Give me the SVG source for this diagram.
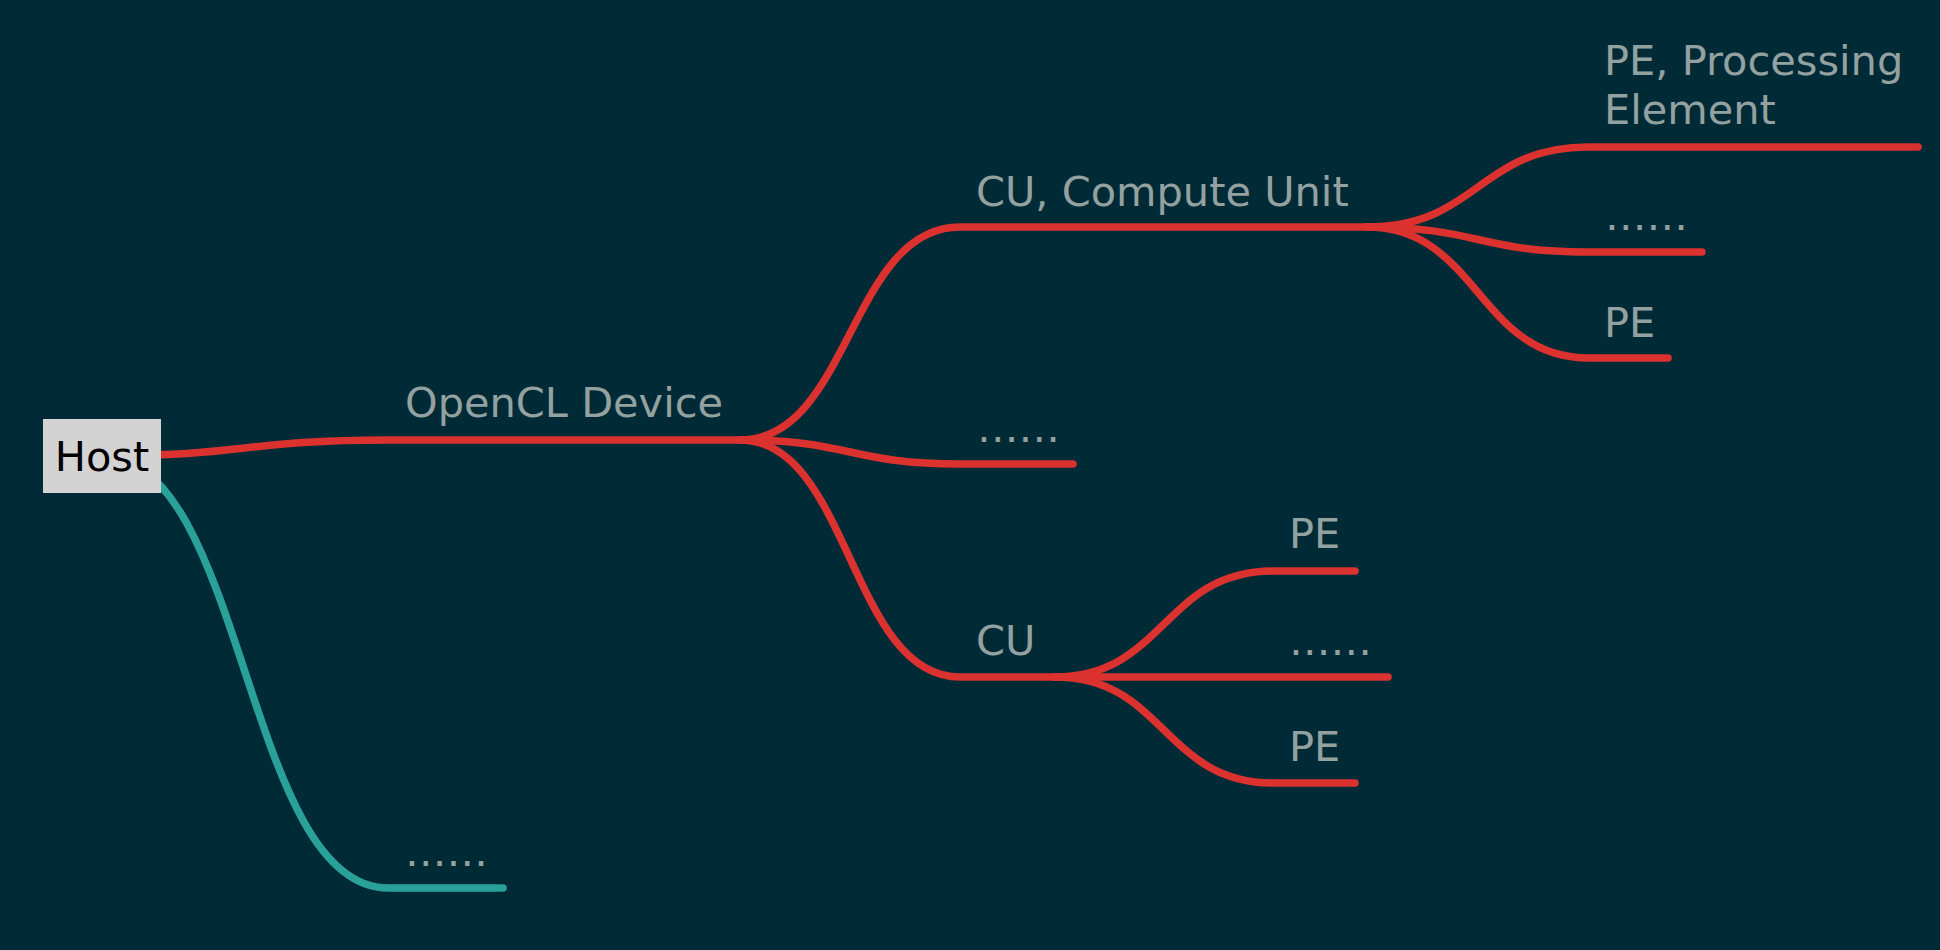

- - - - -

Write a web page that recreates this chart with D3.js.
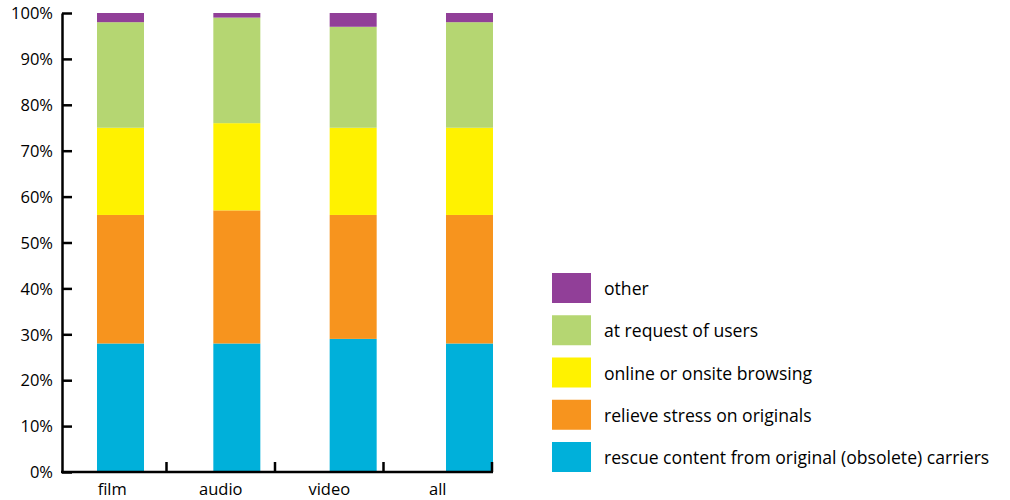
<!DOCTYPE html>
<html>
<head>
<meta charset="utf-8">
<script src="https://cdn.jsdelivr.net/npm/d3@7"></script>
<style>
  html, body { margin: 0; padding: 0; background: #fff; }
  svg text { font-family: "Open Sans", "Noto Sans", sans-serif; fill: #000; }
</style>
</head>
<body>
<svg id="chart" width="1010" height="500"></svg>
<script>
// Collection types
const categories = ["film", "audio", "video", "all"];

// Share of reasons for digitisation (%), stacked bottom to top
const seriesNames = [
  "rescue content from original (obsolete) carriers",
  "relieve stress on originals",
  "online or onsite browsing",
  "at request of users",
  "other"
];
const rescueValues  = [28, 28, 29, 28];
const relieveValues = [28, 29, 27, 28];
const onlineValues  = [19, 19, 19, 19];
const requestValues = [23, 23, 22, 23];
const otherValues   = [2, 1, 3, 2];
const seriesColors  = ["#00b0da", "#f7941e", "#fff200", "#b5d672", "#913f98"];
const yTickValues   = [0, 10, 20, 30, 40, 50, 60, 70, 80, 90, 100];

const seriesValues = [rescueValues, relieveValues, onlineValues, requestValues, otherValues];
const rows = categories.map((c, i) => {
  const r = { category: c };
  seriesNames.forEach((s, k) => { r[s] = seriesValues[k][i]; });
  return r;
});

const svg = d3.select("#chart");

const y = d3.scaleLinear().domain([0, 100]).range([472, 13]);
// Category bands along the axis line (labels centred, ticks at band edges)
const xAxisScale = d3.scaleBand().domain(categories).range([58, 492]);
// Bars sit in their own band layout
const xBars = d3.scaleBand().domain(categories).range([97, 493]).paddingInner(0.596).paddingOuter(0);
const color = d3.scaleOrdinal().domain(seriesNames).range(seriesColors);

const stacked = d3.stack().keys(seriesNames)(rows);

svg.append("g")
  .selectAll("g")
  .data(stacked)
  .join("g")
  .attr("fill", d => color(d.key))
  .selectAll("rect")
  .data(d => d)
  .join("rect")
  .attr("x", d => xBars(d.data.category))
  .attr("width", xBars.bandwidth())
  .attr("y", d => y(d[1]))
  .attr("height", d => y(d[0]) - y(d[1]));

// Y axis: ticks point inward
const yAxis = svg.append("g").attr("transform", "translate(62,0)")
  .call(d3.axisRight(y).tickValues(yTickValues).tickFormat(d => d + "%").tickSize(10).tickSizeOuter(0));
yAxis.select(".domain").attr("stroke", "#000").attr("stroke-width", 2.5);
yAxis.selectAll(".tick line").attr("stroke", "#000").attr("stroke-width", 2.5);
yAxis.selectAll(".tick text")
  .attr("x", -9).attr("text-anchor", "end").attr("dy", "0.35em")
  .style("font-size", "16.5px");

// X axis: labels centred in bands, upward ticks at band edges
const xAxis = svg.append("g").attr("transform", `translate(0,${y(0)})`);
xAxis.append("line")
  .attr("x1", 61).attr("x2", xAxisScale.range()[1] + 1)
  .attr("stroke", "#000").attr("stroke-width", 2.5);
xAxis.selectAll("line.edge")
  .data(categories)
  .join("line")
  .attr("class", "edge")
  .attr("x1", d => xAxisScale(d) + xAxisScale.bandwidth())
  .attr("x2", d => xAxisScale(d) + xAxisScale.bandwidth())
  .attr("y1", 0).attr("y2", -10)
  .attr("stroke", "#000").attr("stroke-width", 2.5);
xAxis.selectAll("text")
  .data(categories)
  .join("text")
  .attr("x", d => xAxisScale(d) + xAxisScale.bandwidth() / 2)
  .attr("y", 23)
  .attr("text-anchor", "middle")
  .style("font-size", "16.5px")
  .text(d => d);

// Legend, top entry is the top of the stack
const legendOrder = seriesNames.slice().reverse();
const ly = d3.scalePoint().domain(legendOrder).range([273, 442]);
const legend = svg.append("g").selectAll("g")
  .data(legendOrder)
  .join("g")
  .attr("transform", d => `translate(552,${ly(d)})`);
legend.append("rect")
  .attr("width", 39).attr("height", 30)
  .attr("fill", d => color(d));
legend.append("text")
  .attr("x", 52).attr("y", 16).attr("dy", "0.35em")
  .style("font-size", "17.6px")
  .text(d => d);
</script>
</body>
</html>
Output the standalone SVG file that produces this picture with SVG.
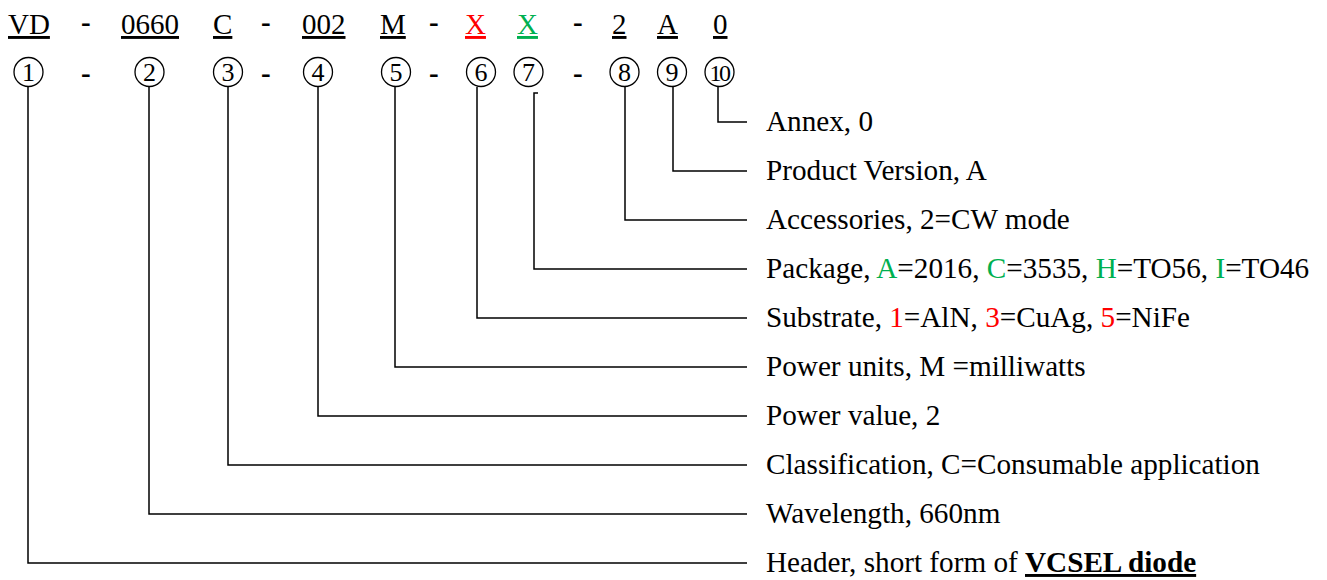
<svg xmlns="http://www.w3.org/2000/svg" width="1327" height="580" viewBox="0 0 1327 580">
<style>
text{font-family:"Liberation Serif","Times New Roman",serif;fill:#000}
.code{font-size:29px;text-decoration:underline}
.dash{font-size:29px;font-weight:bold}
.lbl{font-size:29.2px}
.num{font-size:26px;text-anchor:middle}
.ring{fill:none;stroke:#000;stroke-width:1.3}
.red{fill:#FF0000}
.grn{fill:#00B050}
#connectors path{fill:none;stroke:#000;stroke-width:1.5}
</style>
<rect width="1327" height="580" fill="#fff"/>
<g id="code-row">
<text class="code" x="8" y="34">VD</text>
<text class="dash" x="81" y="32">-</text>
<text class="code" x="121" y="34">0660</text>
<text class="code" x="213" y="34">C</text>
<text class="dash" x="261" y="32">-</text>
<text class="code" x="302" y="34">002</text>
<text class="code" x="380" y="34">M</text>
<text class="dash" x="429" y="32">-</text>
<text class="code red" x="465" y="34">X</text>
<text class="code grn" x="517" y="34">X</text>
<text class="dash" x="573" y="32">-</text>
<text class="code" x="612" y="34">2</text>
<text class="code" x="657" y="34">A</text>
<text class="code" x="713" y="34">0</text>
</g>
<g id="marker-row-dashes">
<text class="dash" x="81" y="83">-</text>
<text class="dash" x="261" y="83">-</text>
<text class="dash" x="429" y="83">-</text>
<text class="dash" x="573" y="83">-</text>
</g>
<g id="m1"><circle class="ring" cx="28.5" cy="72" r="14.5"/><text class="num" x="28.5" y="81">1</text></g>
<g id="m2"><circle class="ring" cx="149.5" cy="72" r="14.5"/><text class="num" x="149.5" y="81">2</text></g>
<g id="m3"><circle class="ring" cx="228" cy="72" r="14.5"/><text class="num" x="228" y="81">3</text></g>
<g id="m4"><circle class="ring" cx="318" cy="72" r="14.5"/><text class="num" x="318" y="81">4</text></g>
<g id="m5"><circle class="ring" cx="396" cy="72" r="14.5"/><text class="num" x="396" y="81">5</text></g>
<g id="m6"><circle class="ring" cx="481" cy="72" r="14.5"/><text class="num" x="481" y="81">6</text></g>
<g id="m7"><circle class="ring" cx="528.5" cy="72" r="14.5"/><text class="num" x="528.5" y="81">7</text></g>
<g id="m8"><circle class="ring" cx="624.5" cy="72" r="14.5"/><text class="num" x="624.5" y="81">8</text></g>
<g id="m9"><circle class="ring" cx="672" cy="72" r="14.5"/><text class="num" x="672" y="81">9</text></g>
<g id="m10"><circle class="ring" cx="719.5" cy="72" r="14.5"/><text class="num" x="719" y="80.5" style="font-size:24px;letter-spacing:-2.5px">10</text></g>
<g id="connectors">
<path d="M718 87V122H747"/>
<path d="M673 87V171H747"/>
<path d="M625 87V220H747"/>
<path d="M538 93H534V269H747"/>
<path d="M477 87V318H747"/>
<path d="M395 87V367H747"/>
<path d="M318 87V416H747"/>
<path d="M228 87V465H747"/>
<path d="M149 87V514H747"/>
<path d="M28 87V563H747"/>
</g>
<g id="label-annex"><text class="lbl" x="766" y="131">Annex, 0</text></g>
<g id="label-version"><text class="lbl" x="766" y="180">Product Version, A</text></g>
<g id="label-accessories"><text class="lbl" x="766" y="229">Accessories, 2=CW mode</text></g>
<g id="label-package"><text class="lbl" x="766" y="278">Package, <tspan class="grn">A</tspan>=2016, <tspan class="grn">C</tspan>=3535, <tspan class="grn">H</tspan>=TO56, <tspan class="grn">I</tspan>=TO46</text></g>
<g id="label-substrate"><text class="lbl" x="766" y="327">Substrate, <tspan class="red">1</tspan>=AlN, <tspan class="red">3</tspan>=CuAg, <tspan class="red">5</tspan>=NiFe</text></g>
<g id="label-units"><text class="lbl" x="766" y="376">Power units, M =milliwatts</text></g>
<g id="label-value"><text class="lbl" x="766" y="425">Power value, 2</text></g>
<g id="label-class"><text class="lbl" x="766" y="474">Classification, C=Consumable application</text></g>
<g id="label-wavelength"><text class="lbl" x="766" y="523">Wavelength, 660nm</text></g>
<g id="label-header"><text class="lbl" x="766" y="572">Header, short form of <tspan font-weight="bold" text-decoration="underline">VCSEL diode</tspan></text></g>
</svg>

- - - - -

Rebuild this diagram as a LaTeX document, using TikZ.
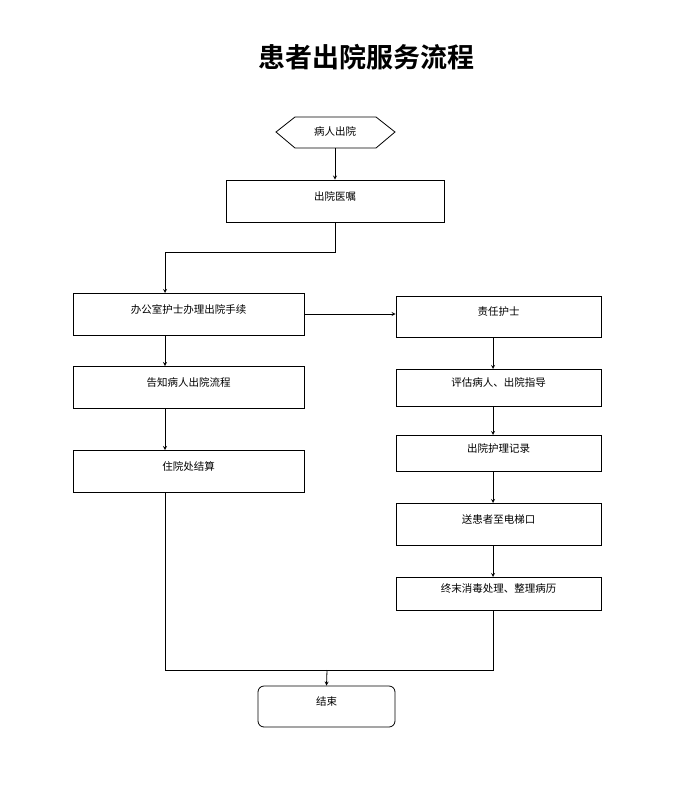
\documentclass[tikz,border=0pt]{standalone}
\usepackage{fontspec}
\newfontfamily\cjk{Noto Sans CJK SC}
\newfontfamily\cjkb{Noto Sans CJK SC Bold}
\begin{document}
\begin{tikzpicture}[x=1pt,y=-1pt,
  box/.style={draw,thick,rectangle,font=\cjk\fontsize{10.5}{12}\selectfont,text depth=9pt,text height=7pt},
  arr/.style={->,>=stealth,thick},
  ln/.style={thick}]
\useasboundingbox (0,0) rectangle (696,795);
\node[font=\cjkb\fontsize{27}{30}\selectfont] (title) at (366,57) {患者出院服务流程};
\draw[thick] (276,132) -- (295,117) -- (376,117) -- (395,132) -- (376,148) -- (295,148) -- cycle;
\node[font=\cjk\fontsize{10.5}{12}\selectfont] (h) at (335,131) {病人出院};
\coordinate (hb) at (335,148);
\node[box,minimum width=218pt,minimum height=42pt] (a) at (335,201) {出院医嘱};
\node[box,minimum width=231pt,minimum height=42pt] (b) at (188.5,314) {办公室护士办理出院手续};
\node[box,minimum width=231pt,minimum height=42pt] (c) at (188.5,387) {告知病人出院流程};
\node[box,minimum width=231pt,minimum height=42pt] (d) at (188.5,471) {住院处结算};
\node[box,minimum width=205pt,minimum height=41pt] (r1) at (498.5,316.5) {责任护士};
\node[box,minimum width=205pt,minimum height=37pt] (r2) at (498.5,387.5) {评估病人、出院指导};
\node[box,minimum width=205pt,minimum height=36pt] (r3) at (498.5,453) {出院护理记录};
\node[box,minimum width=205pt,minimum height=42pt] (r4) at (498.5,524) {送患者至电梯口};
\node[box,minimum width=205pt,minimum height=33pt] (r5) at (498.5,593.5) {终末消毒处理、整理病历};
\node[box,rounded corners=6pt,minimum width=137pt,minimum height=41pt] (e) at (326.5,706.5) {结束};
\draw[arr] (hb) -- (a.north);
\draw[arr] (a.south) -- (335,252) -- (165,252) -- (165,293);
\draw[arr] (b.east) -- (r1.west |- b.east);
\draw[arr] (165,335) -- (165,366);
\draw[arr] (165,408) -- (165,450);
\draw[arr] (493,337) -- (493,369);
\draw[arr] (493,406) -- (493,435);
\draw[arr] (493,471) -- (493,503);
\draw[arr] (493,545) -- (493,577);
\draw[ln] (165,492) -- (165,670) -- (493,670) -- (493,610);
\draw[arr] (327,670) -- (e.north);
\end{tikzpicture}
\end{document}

- - - - -

#### Stated problem
Beginning at the line above that contains "Write a web", repeat each line exactly through the one that contains "y(d[0]) - y(d[1]));", and leave out the pictures.

#### Correct output
Write a web page that recreates this chart with D3.js.
<!DOCTYPE html>
<html>
<head>
<meta charset="utf-8">
<script src="https://cdn.jsdelivr.net/npm/d3@7"></script>
<style>
  html, body { margin: 0; padding: 0; background: #fff; }
  svg text { font-family: "Open Sans", "Noto Sans", sans-serif; fill: #000; }
</style>
</head>
<body>
<svg id="chart" width="1010" height="500"></svg>
<script>
// Collection types
const categories = ["film", "audio", "video", "all"];

// Share of reasons for digitisation (%), stacked bottom to top
const seriesNames = [
  "rescue content from original (obsolete) carriers",
  "relieve stress on originals",
  "online or onsite browsing",
  "at request of users",
  "other"
];
const rescueValues  = [28, 28, 29, 28];
const relieveValues = [28, 29, 27, 28];
const onlineValues  = [19, 19, 19, 19];
const requestValues = [23, 23, 22, 23];
const otherValues   = [2, 1, 3, 2];
const seriesColors  = ["#00b0da", "#f7941e", "#fff200", "#b5d672", "#913f98"];
const yTickValues   = [0, 10, 20, 30, 40, 50, 60, 70, 80, 90, 100];

const seriesValues = [rescueValues, relieveValues, onlineValues, requestValues, otherValues];
const rows = categories.map((c, i) => {
  const r = { category: c };
  seriesNames.forEach((s, k) => { r[s] = seriesValues[k][i]; });
  return r;
});

const svg = d3.select("#chart");

const y = d3.scaleLinear().domain([0, 100]).range([472, 13]);
// Category bands along the axis line (labels centred, ticks at band edges)
const xAxisScale = d3.scaleBand().domain(categories).range([58, 492]);
// Bars sit in their own band layout
const xBars = d3.scaleBand().domain(categories).range([97, 493]).paddingInner(0.596).paddingOuter(0);
const color = d3.scaleOrdinal().domain(seriesNames).range(seriesColors);

const stacked = d3.stack().keys(seriesNames)(rows);

svg.append("g")
  .selectAll("g")
  .data(stacked)
  .join("g")
  .attr("fill", d => color(d.key))
  .selectAll("rect")
  .data(d => d)
  .join("rect")
  .attr("x", d => xBars(d.data.category))
  .attr("width", xBars.bandwidth())
  .attr("y", d => y(d[1]))
  .attr("height", d => y(d[0]) - y(d[1]));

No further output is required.